I wanna wish you a Merry Christmas
I wanna wish you a Merry Christmas
I wanna wish you a Merry Christmas
From the bottom of my heart.

That’s literally the entire song.

  1. Santa Baby

The concept is so weird. A cougar with just enough too much Malbec in her system, if you ask me. Ten more years and I might be into it.

Favorite lyrics:

Santa baby, forgot to mention one little thing… A ring…
I don’t mean on the phone; Santa baby,
So hurry down the chimney tonight

Calm down, girl. So thirsty.

  1. I Saw Mommy Kissing Santa Clause

If this were a true story, that child would be scarred for life. Which brings me to this question: Was this lyricist imagining himself as Santa? Was this some sort of fantasy for him? I don’t know and I don’t think I want to. I sense that the writer put tequila or something very wrong in his eggnog.

Favorite lyircs:

Then I saw mommy tickle Santa Claus
Underneath his beard so snowy white

This does not give me the warm and fuzzies.

  1. Marshmallow World

Just like me last Saturday night, this writer was clearly on a food binge in the middle of the night after getting home from a holiday party with an open bar.

Favorite lyrics:

It’s a marshmallow world in the winter
When the snow comes to cover the ground
It’s the time for play, it’s a whipped cream day
I wait for it the whole year round.

Who doesn’t love a song relating anything and everything to munchies?
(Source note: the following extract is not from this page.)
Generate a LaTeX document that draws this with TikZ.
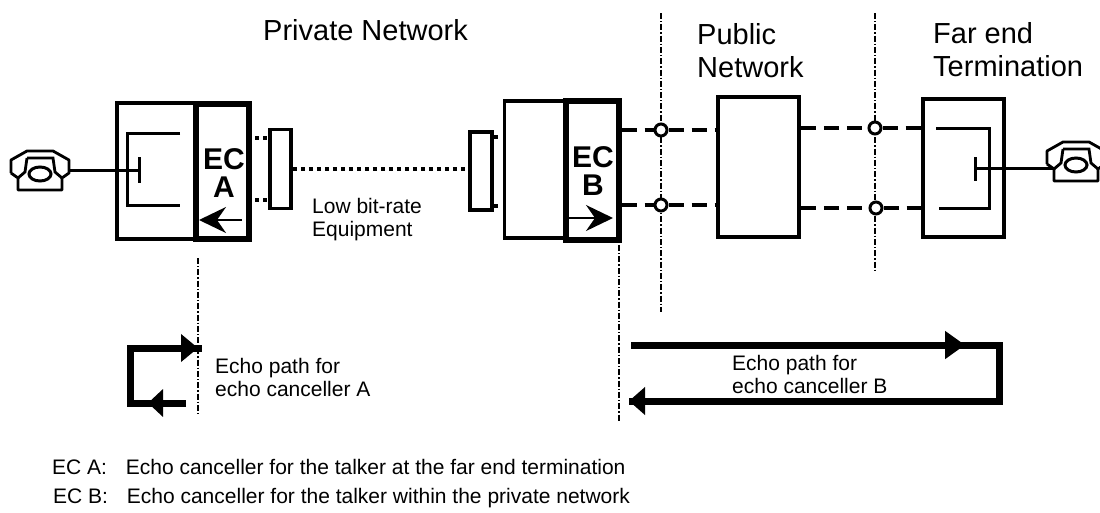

  1. All I Want For Christmas is My Two Front Teeth

I know it’s kind of a cute song, but keep in mind that a child did not write it. Two tired parents drinking eggnog while making fun of their kid. That’s who wrote it.

Favorite lyrics:

It seems so long since I could say, 
“Sister Susie sitting on a thistle!”

I’m sure they laughed so hard after coming up with that one.

  1. Deck the Halls

I’m sorry, but no song with lyrics that are 80% “falalalalalalala” was written without the influence of alcohol. Can’t get around that fact, despite how classic the song.

Favorite lyrics:

Deck the halls with boughs of holly,
Fa la la la la, la la la la.
Tis’ the season to be jolly,
Fa la la la la, la la la la.

Such happy drunks! Love them!

not funt to be sober


There you have it, a fantastic holiday playlist. Merry Christmas, boys and girls!